Green’s Dictionary of Slang

lay-down n.

1. a sleep.

[US] in S. Massett First Californian Troubador (1954) 25: I sought the comforts of a ‘bath,’ and a ‘lay down’.
[UK]J. Curtis There Ain’t No Justice 9: He’s in the front room having a bit of a lay-down.
[UK]J. Braine Room at the Top (1959) 89: Your uncle’s having a lay-down.

2. (US) a refusal or collapse [note lay down v. (1)].

[US]C.L. Cullen Tales of the Ex-Tanks 20: When they finally told [...] that my first trip was to be to St. Louis, I was ready to do a lay-down.

3. (US) the deliberate loss of a sporting contest, usu. a prizefight.

[US]Nat. Police Gaz. (NY) 22 Sept. 11/4: Both Corbett and McCoy emphatically denied the charges of ‘fake’ and ‘laydown,’ claiming that the fight was on ite level.

4. a place to sleep; also attrib.

[UK] cited in Partridge DU (1949).
[UK]M. Marshall Travels of Tramp-Royal 96: I want to flop in a swell lay-down with knobs on.
[US]Mad mag. Sept. 41: A last lay-down pad for those that here conked out.

5. (US drugs) the price of admission to enter and smoke in an opium den; thus an opium den [lay down v. (3)].

[US]F. Williams Hop-Heads 110: The ‘smoker’ pays $1 a card and $1 for his ‘lay down’ and ‘lay out,’ use of the bunk and opium lamp and pipes.
[US]D. Maurer ‘Argot of the Und. Narcotic Addict’ Pt 1 in AS XI:2 123/2: lay-down.

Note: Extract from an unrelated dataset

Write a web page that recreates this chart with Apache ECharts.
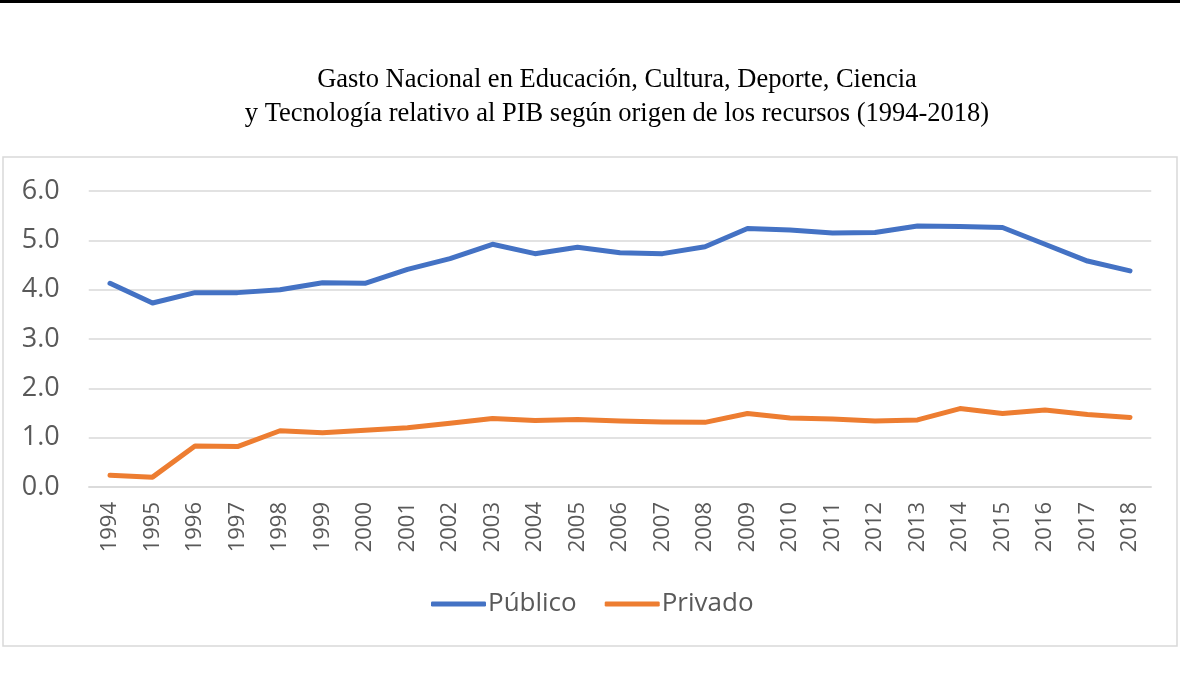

The price an addict pays for a lay in a den.

6. (UK Und.) a period of remand in prison.

[UK]J. Curtis Gilt Kid 278: First they’ll give me a laydown at Brixton while they run the rule over me and then remand me to the Old Bailey.
[UK]V. Davis Phenomena in Crime 249: Joe’s gone for a lay-down.
[UK] ‘The Pickpocket’ in Encounter n.d. in Norman Norman’s London (1969) 66: The fourpenny snore and the sweeny / Dwell in the box for you. / So nitto, nark it, stoppo, / Or a carpet’s a lay-down for you.
[UK]D. Powis Signs of Crime 191: Lay down A remand in custody.
[Ire]J. Healy Grass Arena (1990) 105: We saw the head-shrinker at Brixton [...] He put us down as chronic alkies. Then we had a three-week laydown.

7. (US) a certainty [one can lay down money on it].

[US]A.J. Pollock Und. Speaks.
[UK]R. Westerby Wide Boys Never Work (1938) 119: Watch him doddle home, they said. He had the breeding, he had the speed. It ought to be a lay-down.

8. a burial.

[US]Mad mag. Jan.–Feb. 48: Come I to make this gig at Caesar’s lay-down.

In compounds

lay-down misère (n.) [a winning hand in solo whist]

an absolute certainty.

[Aus]L. Glassop We Were the Rats 16: ‘Think Tiger will win?’ he asked. ‘He’s a moral,’ I said. ‘A lay-down misere.’.
[Aus]J. Holledge Great Aust. Gamble 40: Tindall, on the other hand, made no secret he considered Hustler a ‘lay down misere’.
[Aus]B. Humphries Traveller’s Tool 60: If, having woken in unfamiliar surroundings, you have no loose change or paper money on your person at all, it’s a lay down misère you’ve been rolled.
[Aus]R.G. Barrett Between the Devlin 33: So it’s a lay-down misere that’s not worth the paper it’s printed on.